> _EXCERPTED RECORDS_:
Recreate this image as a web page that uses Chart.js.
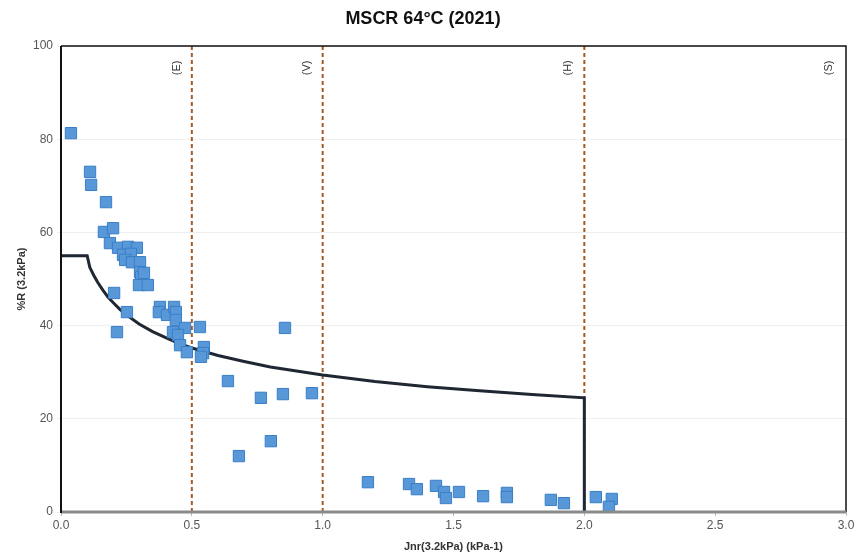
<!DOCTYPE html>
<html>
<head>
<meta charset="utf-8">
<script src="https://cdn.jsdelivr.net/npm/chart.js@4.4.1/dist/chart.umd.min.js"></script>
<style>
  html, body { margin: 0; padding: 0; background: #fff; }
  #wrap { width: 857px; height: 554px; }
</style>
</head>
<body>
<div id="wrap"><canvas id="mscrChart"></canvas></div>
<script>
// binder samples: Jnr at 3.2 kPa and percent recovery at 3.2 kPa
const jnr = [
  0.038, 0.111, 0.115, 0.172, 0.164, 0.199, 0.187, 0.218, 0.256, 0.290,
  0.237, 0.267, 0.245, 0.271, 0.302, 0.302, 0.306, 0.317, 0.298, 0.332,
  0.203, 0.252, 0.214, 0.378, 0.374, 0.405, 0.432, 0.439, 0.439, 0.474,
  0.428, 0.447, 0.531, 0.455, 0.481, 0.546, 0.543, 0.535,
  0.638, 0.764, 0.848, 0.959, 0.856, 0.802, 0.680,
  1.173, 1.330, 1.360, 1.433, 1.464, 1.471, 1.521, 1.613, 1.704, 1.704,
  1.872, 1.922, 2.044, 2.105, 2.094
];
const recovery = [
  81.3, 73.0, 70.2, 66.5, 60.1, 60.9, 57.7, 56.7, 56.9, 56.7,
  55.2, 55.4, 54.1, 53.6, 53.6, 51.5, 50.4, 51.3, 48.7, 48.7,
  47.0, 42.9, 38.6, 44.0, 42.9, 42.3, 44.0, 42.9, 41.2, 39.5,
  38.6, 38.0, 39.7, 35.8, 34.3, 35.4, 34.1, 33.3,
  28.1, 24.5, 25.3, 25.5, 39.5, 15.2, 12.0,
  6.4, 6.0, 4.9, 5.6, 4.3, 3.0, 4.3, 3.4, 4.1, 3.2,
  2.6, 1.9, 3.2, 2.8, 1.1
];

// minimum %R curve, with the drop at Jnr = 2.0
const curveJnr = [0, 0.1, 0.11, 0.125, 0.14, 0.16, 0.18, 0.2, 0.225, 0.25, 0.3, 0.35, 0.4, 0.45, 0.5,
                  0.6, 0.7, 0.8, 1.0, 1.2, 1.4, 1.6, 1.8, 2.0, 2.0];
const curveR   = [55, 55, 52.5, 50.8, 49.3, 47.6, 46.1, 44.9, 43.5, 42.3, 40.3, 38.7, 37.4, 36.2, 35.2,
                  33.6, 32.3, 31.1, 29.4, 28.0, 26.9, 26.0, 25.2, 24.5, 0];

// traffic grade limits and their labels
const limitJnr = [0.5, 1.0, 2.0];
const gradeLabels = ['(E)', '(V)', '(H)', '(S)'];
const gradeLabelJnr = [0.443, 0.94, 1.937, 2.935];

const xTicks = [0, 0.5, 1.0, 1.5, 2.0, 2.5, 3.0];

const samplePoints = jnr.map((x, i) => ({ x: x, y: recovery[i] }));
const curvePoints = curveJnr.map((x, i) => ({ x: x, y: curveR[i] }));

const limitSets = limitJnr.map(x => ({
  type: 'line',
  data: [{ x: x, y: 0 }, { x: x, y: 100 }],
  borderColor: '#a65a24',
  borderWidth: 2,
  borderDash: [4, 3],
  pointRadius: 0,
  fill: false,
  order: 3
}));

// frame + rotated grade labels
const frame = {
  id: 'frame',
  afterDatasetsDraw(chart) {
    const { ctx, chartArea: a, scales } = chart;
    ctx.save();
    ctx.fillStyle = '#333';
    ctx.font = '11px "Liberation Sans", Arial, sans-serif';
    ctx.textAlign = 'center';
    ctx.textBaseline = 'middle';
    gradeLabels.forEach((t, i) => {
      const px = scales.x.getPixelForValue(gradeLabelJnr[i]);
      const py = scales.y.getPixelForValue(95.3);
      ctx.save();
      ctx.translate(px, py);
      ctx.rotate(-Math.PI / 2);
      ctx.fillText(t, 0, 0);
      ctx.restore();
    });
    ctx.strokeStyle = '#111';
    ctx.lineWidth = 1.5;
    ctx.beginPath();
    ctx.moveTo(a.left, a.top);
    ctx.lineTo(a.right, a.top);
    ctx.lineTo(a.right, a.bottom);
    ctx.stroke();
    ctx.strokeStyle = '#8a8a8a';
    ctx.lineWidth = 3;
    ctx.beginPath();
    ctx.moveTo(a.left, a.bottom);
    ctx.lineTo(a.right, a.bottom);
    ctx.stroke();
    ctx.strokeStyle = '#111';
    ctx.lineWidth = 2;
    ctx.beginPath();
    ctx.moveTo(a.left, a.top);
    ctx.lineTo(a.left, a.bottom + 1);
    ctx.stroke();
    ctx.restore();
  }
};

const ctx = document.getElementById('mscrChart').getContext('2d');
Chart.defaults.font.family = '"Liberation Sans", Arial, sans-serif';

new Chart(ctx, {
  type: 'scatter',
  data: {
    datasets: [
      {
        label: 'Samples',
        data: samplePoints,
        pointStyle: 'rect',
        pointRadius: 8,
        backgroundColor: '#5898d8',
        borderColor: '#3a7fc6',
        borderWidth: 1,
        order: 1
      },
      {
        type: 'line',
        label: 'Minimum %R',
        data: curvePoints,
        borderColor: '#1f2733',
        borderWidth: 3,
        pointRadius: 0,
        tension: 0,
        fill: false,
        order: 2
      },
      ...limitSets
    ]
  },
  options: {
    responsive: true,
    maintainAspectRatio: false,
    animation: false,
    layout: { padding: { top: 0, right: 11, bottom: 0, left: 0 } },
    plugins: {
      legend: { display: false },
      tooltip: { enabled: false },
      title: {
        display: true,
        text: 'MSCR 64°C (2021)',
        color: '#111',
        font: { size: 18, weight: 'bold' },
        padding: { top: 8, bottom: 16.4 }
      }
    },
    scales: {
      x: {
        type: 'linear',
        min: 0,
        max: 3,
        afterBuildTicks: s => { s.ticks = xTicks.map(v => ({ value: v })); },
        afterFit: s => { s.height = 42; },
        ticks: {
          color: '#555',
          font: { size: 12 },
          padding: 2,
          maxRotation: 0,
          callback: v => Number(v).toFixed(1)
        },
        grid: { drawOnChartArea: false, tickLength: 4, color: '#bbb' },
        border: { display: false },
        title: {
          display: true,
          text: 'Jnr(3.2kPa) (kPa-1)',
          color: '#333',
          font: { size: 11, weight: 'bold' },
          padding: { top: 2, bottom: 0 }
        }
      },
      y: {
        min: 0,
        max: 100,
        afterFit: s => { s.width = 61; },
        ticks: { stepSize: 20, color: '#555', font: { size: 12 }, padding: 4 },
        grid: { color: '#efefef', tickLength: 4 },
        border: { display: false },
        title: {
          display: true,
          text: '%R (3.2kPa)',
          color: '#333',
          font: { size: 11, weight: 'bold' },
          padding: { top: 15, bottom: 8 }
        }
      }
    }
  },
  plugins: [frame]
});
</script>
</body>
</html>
--
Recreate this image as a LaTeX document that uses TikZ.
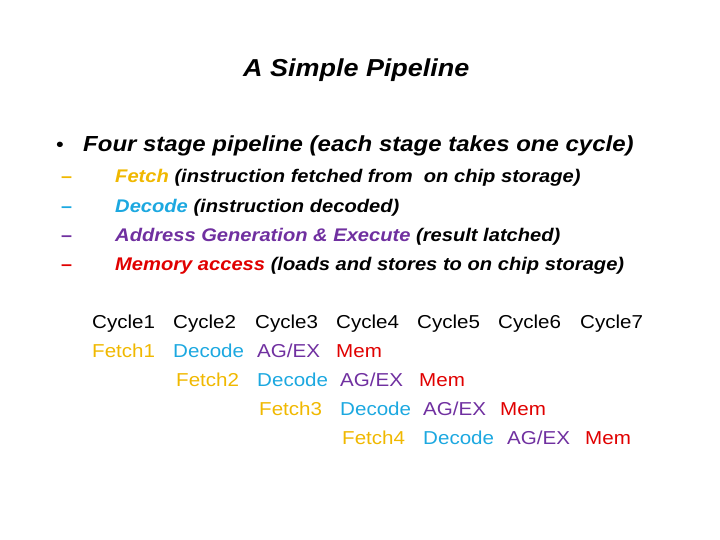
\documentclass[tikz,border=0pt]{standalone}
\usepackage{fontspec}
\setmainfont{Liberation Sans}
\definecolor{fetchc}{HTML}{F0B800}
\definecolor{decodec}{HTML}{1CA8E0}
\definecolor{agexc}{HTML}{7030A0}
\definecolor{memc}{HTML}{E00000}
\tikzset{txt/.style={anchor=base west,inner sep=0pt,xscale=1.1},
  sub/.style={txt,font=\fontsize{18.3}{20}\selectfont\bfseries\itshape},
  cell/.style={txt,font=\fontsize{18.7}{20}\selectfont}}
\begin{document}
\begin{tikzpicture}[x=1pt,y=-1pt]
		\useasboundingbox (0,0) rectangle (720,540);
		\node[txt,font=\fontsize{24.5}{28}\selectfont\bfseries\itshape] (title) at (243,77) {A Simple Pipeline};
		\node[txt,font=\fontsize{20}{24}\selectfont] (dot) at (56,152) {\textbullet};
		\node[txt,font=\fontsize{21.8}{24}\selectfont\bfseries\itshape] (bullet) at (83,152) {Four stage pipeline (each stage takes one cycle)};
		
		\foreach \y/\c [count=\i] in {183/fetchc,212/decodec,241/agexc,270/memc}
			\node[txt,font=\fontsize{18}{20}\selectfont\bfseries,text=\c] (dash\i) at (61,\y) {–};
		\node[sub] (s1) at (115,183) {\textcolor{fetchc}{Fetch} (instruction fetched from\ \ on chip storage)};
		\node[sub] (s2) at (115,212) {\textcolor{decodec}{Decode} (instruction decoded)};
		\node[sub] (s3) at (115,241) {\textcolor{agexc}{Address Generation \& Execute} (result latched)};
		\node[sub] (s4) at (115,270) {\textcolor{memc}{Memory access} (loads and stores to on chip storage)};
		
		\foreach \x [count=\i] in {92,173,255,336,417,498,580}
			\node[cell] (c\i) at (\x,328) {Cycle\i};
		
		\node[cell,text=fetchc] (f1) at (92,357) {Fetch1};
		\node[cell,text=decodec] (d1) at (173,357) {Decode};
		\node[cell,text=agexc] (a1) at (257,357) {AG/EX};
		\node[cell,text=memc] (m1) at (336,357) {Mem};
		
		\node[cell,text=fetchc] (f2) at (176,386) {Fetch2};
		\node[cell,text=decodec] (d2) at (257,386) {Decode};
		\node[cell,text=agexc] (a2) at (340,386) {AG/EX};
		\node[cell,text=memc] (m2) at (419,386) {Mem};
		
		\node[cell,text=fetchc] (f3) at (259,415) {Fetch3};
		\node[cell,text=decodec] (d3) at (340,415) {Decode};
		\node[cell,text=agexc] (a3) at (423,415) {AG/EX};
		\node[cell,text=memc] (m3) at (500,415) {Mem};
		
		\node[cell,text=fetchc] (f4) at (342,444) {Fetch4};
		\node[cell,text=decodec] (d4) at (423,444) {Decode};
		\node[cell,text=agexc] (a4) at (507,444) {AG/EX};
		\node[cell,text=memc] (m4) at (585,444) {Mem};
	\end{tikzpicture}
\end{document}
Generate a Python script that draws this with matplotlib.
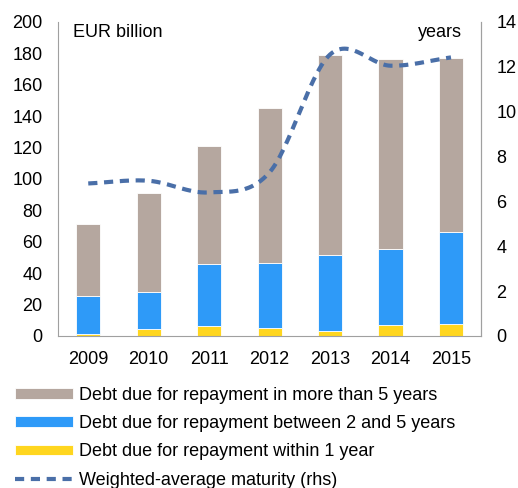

> _WHAT YOU WILL DO_:
Search the records for the word "image". Copy every line that has it.

> _TASK OUTPUT_:
Recreate this image as a web page that uses Chart.js.
Recreate this image as a LaTeX document that uses TikZ.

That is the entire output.